(This is an archived extract from the book Patterns of Power: Edition 2)
Minimum wages were introduced to protect people against exploitation and to reduce inequality; they are a form of political regulation of the labour market. Globalisation has now increased their importance: to limit the extent to which economic immigrants can undercut the wages of existing workers. These are defensive measures, implemented for social and political reasons, rather than to improve the health of a country’s economy.
A minimum wage can also help the rest of society if it provides an incentive for people to work rather than claim benefits. For this to be the case, a person in work must receive more money than someone on welfare, even if they are only working part-time, as illustrated:
This diagram illustrates a number of possible policy decisions:
· It shows the effect of government welfare payments, as a socio-economic 'right', to those who are without work for whatever reason.
· It includes an incentive to work: as people move into part-time work, they become financially better off by doing so. In other words, the reductions in welfare benefit should only be a proportion of their part-time earnings. Welfare payments vary according to family size and housing costs, but the principles illustrated should always apply.
· It illustrates that people who are in full-time work at the minimum wage could pay some tax, if the threshold for paying income tax (or National Insurance in Britain) is set below the minimum wage. This has the political effect of making the individual aware of government spending as a burden, not just a cost-free entitlement.
· The diagram includes the earlier illustration of a 20% basic rate of tax and a 40% higher rate, which is progressive taxation (3.2.4.1).
The minimum wage has to be set at an affordable level:
· If it is set too high, above the equilibrium level of supply and demand for unskilled labour, it will result in unemployment – because some businesses might relocate lower-value tasks to other countries, or buy goods and services, in order to remain competitive. [1]
· If the minimum wage is set too low, workers have to claim benefits to supplement their incomes; this is helpful to the employers but it increases government spending.[2]
· As The Economist noted, “[i]n flexible economies a low minimum wage seems to have little, if any, depressing effect on employment”.[3]
Realism is needed, in relation to the prevailing economic conditions.[4]
© PatternsofPower.org, 2014
[1] Samuelson and Nordhaus described the relationship between the minimum wage and supply and demand in chap. 4, op. cit., pp. 66-67. The NBER published some empirical data in Working Paper No. 12663, in November 2006, which was available in April 2014 at http://www.nber.org/papers/w12663.
[2] An article, entitled GOP Politician-Turned-Entrepreneur Supports Big Minimum Wage Boost, was published by the Huffington Post on 11 January 2014 and was available then at http://www.huffingtonpost.com/2014/01/11/ron-unz-minimum-wage_n_4582051.html. It referred to the trade-off between the minimum wage and taxpayer-funded benefits, quoting the views of Ron Unz:
“Ron Unz, a Silicon Valley multimillionaire and registered Republican who once ran for governor and, briefly, U.S. Senate, wants state voters to endorse the wage jump that he predicts would nourish the economy and lift low-paid workers from dependency on food stamps and other assistance bankrolled by taxpayers.”

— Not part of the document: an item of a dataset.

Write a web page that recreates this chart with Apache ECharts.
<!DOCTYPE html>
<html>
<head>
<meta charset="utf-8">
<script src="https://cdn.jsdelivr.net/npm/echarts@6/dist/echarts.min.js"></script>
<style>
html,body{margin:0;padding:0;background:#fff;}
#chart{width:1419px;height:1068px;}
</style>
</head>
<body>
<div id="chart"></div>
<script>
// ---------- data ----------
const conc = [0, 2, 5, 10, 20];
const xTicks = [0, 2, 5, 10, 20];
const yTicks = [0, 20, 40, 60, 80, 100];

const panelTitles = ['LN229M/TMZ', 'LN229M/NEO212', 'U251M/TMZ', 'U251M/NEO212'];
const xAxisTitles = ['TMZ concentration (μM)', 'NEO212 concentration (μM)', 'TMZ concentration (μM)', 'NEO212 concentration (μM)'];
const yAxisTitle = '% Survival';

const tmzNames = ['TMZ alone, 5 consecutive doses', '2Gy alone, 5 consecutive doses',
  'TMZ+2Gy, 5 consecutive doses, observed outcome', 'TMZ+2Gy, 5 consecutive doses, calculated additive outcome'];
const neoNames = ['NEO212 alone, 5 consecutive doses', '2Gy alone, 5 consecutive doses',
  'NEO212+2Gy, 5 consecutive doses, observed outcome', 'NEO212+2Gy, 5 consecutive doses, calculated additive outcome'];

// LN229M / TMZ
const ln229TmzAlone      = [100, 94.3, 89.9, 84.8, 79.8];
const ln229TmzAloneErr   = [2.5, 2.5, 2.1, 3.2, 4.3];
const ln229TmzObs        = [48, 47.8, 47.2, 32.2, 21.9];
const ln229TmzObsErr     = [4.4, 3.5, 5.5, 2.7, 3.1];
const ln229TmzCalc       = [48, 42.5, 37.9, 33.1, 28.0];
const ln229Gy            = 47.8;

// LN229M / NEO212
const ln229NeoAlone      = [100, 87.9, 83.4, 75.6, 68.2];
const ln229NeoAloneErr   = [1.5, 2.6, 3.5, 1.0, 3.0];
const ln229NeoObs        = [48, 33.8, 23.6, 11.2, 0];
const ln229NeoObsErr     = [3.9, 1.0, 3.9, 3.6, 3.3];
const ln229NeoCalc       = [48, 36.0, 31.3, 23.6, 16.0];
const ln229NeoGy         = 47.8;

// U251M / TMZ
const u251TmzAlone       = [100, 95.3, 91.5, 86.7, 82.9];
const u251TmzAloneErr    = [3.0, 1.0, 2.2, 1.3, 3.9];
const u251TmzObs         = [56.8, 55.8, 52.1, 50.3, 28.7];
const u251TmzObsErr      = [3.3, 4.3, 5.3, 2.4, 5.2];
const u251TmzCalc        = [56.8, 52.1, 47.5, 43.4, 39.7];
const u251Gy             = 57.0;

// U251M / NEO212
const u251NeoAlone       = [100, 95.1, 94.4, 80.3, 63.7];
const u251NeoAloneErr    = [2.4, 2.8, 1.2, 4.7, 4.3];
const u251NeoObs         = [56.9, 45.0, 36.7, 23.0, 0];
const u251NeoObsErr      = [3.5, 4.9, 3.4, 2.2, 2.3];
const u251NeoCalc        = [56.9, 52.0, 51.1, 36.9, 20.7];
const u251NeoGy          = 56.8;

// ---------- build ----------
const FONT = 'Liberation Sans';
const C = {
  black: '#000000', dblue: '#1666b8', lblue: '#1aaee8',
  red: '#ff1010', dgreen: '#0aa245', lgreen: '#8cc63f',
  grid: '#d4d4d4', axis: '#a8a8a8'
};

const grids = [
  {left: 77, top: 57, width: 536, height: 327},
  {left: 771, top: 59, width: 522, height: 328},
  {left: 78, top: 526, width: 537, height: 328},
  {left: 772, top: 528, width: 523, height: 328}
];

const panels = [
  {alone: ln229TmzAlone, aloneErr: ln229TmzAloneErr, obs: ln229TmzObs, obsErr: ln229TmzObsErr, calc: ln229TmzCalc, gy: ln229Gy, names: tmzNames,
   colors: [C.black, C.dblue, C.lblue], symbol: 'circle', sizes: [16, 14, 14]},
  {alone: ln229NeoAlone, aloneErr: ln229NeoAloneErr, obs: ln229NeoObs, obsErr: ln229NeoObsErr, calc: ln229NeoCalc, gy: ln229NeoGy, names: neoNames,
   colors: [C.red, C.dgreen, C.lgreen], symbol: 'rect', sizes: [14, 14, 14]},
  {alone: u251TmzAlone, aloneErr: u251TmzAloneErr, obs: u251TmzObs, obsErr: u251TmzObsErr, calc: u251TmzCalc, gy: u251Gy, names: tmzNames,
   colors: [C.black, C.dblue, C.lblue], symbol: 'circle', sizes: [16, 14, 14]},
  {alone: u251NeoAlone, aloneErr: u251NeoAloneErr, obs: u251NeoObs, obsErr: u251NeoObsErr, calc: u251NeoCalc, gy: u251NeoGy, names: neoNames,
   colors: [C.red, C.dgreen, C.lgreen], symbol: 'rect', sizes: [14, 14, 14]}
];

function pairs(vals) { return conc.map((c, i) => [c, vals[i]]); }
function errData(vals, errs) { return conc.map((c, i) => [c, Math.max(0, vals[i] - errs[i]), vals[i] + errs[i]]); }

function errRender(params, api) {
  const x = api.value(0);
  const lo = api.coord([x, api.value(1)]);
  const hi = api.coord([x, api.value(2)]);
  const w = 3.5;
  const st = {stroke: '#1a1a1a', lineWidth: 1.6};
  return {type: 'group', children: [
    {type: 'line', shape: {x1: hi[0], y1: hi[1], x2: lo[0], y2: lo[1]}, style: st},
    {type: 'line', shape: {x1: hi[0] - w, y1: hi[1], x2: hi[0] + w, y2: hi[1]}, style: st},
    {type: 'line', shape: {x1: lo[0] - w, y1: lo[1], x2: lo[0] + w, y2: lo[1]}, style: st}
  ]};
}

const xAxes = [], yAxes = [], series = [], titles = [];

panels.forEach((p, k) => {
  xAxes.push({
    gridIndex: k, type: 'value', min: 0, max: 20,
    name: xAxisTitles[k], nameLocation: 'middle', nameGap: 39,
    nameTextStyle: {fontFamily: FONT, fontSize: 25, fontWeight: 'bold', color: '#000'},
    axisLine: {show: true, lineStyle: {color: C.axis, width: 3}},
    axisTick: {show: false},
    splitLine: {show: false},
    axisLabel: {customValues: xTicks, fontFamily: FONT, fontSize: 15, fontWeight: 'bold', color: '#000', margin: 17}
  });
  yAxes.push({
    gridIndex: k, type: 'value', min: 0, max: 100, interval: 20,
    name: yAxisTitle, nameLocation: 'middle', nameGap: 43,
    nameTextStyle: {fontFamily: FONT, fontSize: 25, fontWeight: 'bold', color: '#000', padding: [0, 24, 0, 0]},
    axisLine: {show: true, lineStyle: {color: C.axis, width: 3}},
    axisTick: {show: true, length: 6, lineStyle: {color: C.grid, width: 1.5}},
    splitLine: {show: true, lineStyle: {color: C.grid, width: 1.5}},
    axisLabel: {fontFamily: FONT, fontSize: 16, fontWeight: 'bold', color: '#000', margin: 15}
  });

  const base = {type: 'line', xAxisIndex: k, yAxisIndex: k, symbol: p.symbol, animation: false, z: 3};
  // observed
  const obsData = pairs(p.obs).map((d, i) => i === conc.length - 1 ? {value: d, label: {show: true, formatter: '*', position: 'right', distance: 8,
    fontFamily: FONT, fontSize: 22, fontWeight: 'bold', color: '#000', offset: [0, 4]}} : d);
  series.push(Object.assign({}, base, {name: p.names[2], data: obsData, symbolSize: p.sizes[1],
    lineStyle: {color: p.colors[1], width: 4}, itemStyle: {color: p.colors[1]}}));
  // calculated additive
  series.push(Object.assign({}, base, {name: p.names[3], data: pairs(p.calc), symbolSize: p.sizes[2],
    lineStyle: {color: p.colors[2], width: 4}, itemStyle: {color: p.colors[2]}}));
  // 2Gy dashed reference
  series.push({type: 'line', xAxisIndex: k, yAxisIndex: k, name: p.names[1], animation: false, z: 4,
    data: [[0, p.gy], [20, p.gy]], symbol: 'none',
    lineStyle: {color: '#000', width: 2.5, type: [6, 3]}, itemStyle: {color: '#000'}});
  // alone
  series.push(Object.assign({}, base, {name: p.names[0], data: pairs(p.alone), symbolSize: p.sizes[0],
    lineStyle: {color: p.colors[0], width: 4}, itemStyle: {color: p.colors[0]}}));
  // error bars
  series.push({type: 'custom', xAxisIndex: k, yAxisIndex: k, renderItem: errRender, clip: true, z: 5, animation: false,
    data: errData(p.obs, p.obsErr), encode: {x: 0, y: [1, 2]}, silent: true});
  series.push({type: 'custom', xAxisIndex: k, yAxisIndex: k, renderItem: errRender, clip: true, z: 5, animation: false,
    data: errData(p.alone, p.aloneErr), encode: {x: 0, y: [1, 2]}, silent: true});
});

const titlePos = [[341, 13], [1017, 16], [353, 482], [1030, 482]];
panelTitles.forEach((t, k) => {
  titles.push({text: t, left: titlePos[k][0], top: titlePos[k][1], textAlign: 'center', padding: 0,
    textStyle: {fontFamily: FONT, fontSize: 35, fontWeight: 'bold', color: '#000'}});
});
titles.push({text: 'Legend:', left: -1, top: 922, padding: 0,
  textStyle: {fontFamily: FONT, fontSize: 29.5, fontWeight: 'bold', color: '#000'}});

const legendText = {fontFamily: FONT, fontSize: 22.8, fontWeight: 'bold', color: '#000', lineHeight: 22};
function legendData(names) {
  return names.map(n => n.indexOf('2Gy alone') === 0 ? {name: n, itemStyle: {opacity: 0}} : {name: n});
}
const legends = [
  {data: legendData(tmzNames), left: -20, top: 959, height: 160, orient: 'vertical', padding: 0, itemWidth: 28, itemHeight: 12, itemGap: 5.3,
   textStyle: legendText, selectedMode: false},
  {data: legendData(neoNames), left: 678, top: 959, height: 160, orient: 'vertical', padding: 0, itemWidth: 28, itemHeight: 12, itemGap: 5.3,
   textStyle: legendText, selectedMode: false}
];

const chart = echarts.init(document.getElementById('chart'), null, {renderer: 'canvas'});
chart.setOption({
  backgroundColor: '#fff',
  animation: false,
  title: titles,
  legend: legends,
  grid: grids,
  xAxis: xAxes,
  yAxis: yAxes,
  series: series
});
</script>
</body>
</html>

[3] On 14 December 2013, The Economist published an article entitled The logical floor which explained why, in the absence of a minimum wage, employers could pay less than the market rate because people find it hard to move; the article was available then at http://www.economist.com/node/21591593.
[4] The above Economist article at http://www.economist.com/node/21591593 noted that Britain’s minimum wage, at 47% of median income, “does not seem to have pushed many people out of work”. France’s minimum wage though, at 60% of median income, has been accompanied by “shockingly high rates of youth unemployment: 26% for 15- to 24-year-olds.”